Exercise task: List each line of the data that holds the string "size".

## Begin Supplied information

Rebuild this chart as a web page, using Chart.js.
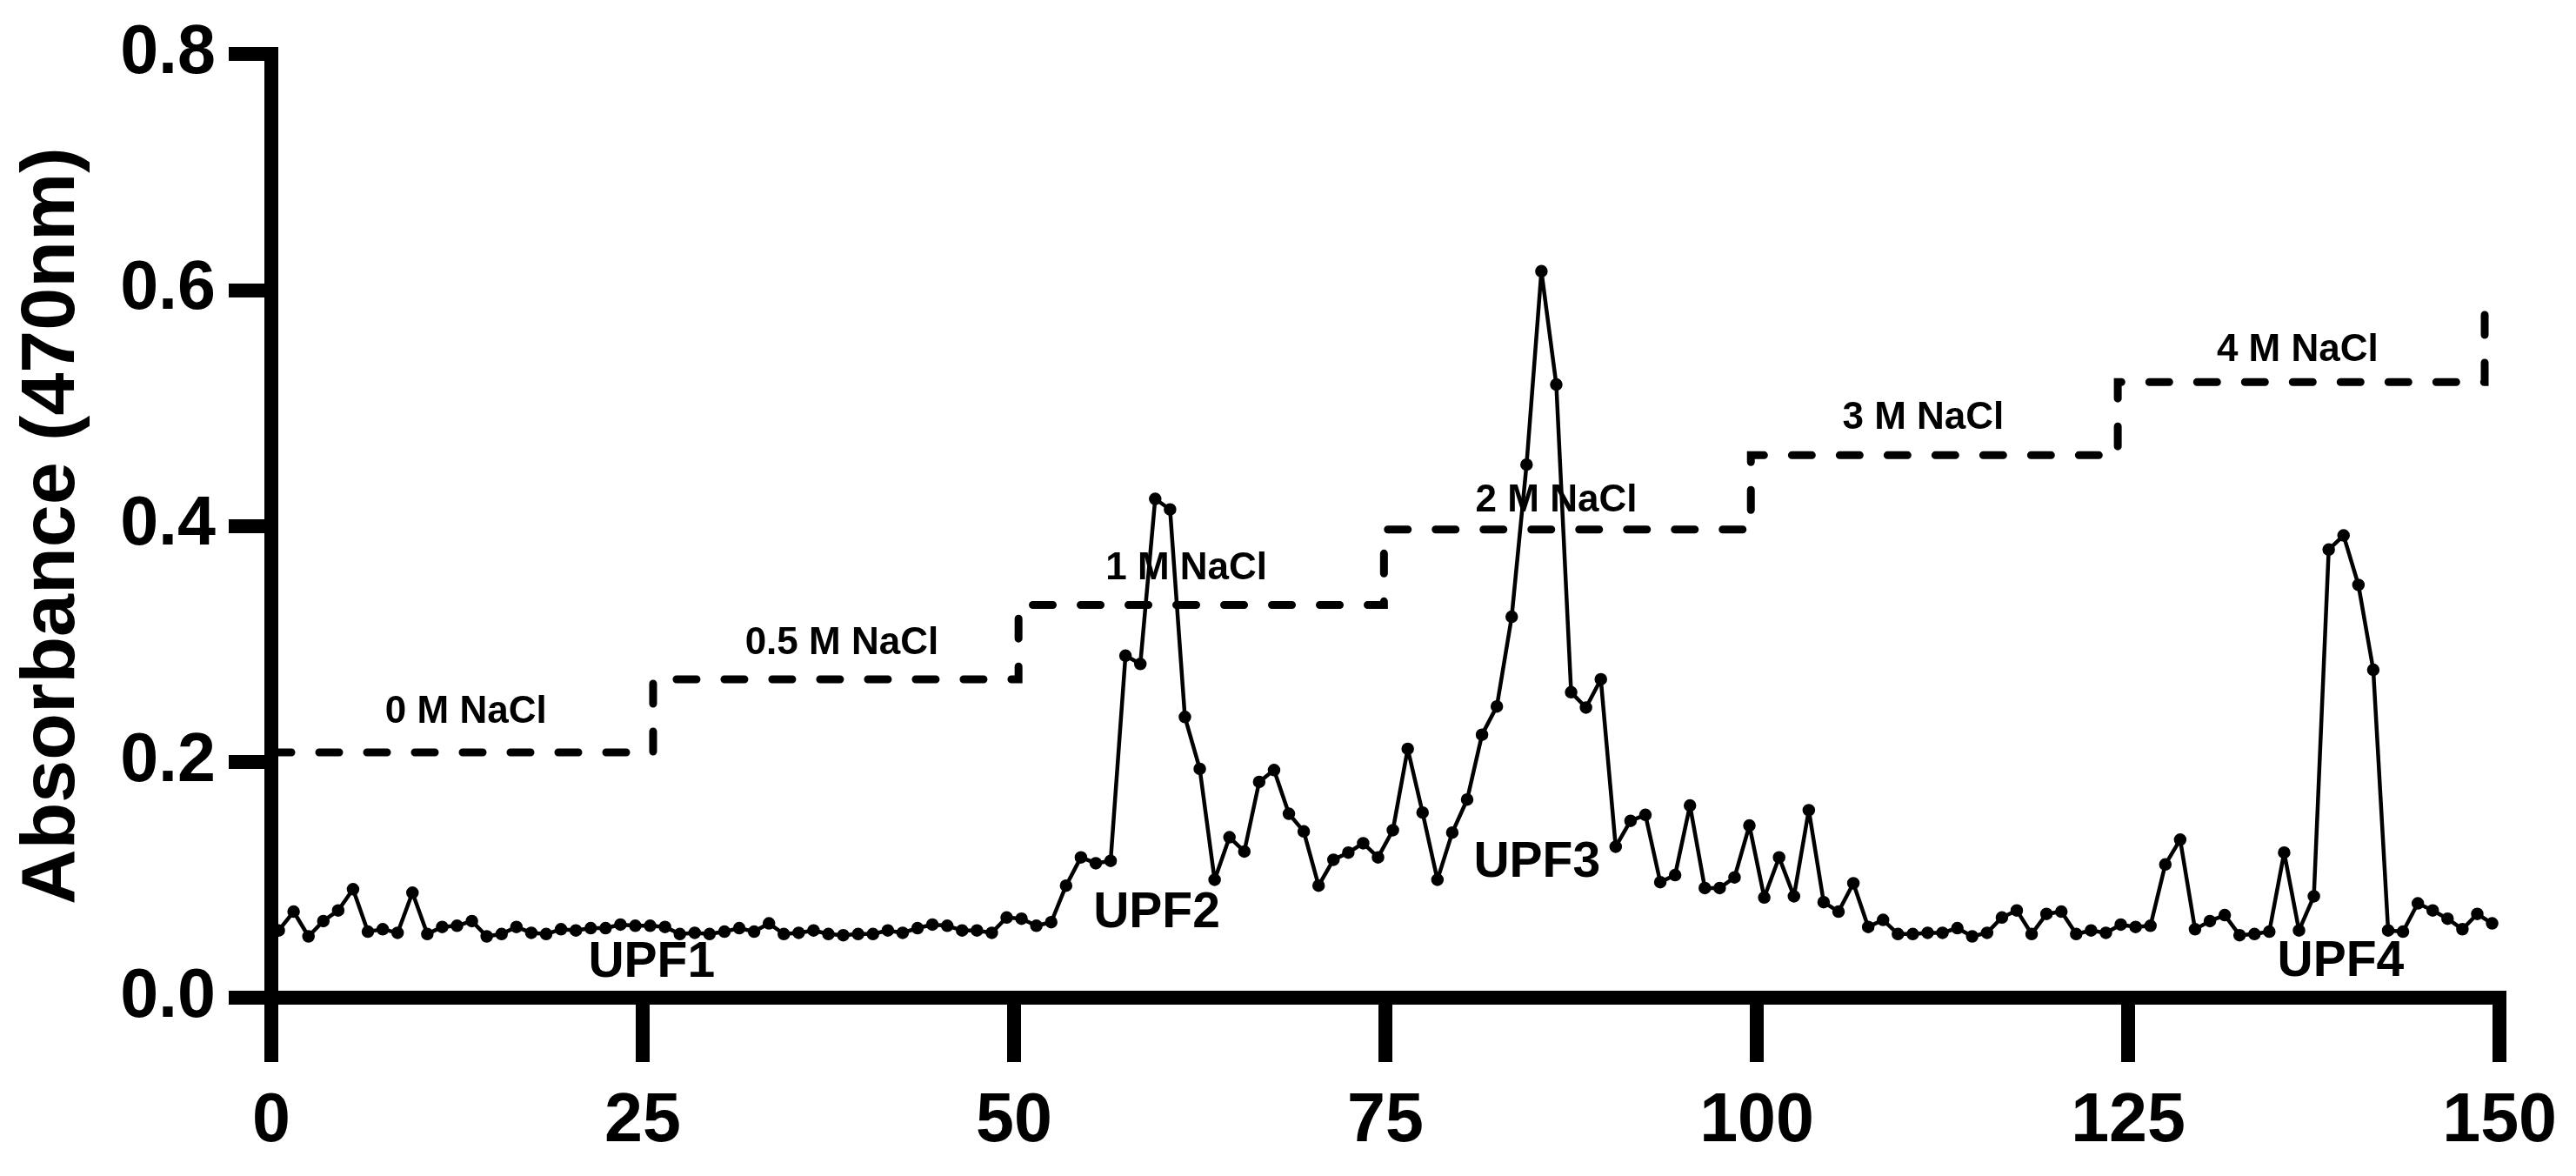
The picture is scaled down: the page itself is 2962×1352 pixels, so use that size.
<!DOCTYPE html>
<html>
<head>
<meta charset="utf-8">
<script src="https://cdn.jsdelivr.net/npm/chart.js@4.4.1/dist/chart.umd.min.js"></script>
<style>
  html, body { margin: 0; padding: 0; background: #fff; }
  canvas { display: block; }
</style>
</head>
<body>
<canvas id="Chart" width="2962" height="1352"></canvas>
<script>
// fraction numbers (tubes 1..150), plotted at tube mid-point
const fractions = Array.from({ length: 150 }, (_, i) => i + 1);

// absorbance at 470 nm
const absorbance = [
  0.057, 0.073, 0.052, 0.065, 0.074, 0.092, 0.056, 0.058, 0.055, 0.089,
  0.054, 0.060, 0.061, 0.065, 0.052, 0.054, 0.060, 0.055, 0.054, 0.058,
  0.057, 0.059, 0.059, 0.062, 0.061, 0.061, 0.060, 0.054, 0.055, 0.054,
  0.056, 0.059, 0.056, 0.063, 0.054, 0.055, 0.057, 0.054, 0.053, 0.054,
  0.054, 0.057, 0.055, 0.059, 0.062, 0.061, 0.057, 0.057, 0.055, 0.068,
  0.067, 0.061, 0.064, 0.095, 0.119, 0.114, 0.116, 0.290, 0.283, 0.423,
  0.414, 0.238, 0.194, 0.100, 0.136, 0.124, 0.183, 0.193, 0.156, 0.141,
  0.095, 0.117, 0.123, 0.131, 0.119, 0.142, 0.211, 0.157, 0.100, 0.140,
  0.168, 0.223, 0.247, 0.323, 0.452, 0.616, 0.520, 0.259, 0.246, 0.270,
  0.128, 0.150, 0.155, 0.098, 0.104, 0.163, 0.093, 0.093, 0.102, 0.146,
  0.085, 0.119, 0.086, 0.159, 0.081, 0.073, 0.097, 0.060, 0.066, 0.054,
  0.054, 0.055, 0.055, 0.059, 0.052, 0.055, 0.068, 0.074, 0.054, 0.071,
  0.073, 0.054, 0.057, 0.055, 0.062, 0.060, 0.061, 0.113, 0.134, 0.058,
  0.065, 0.070, 0.053, 0.054, 0.056, 0.123, 0.057, 0.086, 0.380, 0.392,
  0.350, 0.278, 0.057, 0.056, 0.080, 0.074, 0.067, 0.058, 0.071, 0.063
];

// NaCl step gradient (dashed line)
const stepX = [0, 25.7, 50.3, 74.9, 99.6, 124.3, 149.0];
const stepLevels = [0.208, 0.270, 0.333, 0.397, 0.460, 0.522, 0.586];
const saltLabels = ['0 M NaCl', '0.5 M NaCl', '1 M NaCl', '2 M NaCl', '3 M NaCl', '4 M NaCl'];
const peakLabels = ['UPF1', 'UPF2', 'UPF3', 'UPF4'];

const yTicks = [0, 0.2, 0.4, 0.6, 0.8];
const xTicks = [0, 25, 50, 75, 100, 125, 150];

// where the text annotations sit, in data units
const saltLabelPos = [[13.1, 0.242], [38.4, 0.300], [61.6, 0.364], [86.5, 0.421], [111.2, 0.491], [136.4, 0.549]];
const peakLabelPos = [[25.6, 0.029], [59.6, 0.071], [85.2, 0.114], [139.3, 0.030]];

const FONT = '"Liberation Sans", Arial, Helvetica, sans-serif';

const textPlugin = {
  id: 'textNotes',
  afterDatasetsDraw(chart) {
    const { ctx, scales: { x, y } } = chart;
    ctx.save();
    ctx.fillStyle = '#000';
    ctx.textAlign = 'center';
    ctx.textBaseline = 'middle';
    ctx.font = 'bold 44px ' + FONT;
    saltLabels.forEach((t, i) => {
      ctx.fillText(t, x.getPixelForValue(saltLabelPos[i][0]), y.getPixelForValue(saltLabelPos[i][1]));
    });
    ctx.font = 'bold 57px ' + FONT;
    peakLabels.forEach((t, i) => {
      ctx.fillText(t, x.getPixelForValue(peakLabelPos[i][0]), y.getPixelForValue(peakLabelPos[i][1]));
    });
    ctx.restore();
  }
};

const ctx = document.getElementById('Chart').getContext('2d');
const profileChart = new Chart(ctx, {
  type: 'scatter',
  data: {
    datasets: [
      {
        label: 'Absorbance',
        data: absorbance.map((v, i) => ({ x: fractions[i] - 0.5, y: v })),
        showLine: true,
        borderColor: '#000',
        backgroundColor: '#000',
        borderWidth: 4.5,
        borderJoinStyle: 'round',
        pointRadius: 5,
        pointHoverRadius: 5,
        clip: false
      },
      {
        label: 'NaCl',
        data: stepX.map((v, i) => ({ x: v, y: stepLevels[i] })),
        showLine: true,
        stepped: 'before',   // run flat, then climb to the next level
        borderColor: '#000',
        borderWidth: 9,
        borderCapStyle: 'round',
        borderDash: [23, 32],
        pointRadius: 0,
        pointHoverRadius: 0,
        clip: false
      }
    ]
  },
  options: {
    responsive: false,
    animation: false,
    events: [],
    layout: { padding: { top: 61, right: 81, left: 0, bottom: 0 } },
    plugins: {
      legend: { display: false },
      tooltip: { enabled: false }
    },
    scales: {
      x: {
        type: 'linear',
        min: 0,
        max: 150,
        afterBuildTicks: (s) => { s.ticks = xTicks.map(v => ({ value: v })); },
        afterFit: (s) => { s.height = 205; },
        ticks: {
          color: '#000',
          font: { family: FONT, size: 79, weight: 'bold' },
          padding: 22,
          maxRotation: 0,
          callback: (v) => String(v)
        },
        grid: { drawOnChartArea: false, drawTicks: true, tickLength: 74, lineWidth: 16, color: '#000' },
        border: { display: true, width: 16, color: '#000' }
      },
      y: {
        min: 0,
        max: 0.8,
        afterBuildTicks: (s) => { s.ticks = yTicks.map(v => ({ value: v })); },
        afterFit: (s) => { s.width = 312; },
        ticks: {
          color: '#000',
          font: { family: FONT, size: 79, weight: 'bold' },
          padding: 15,
          callback: (v) => v.toFixed(1)
        },
        grid: { drawOnChartArea: false, drawTicks: true, tickLength: 49, lineWidth: 16, color: '#000' },
        border: { display: true, width: 16, color: '#000' },
        title: {
          display: true,
          text: 'Absorbance (470nm)',
          color: '#000',
          font: { family: FONT, size: 88, weight: 'bold' },
          padding: { top: 8, bottom: 0 }
        }
      }
    }
  },
  plugins: [textPlugin]
});
</script>
</body>
</html>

## End Supplied information

Written response:
The picture is scaled down: the page itself is 2962×1352 pixels, so use that size.
          font: { family: FONT, size: 79, weight: 'bold' },
          font: { family: FONT, size: 79, weight: 'bold' },
          font: { family: FONT, size: 88, weight: 'bold' },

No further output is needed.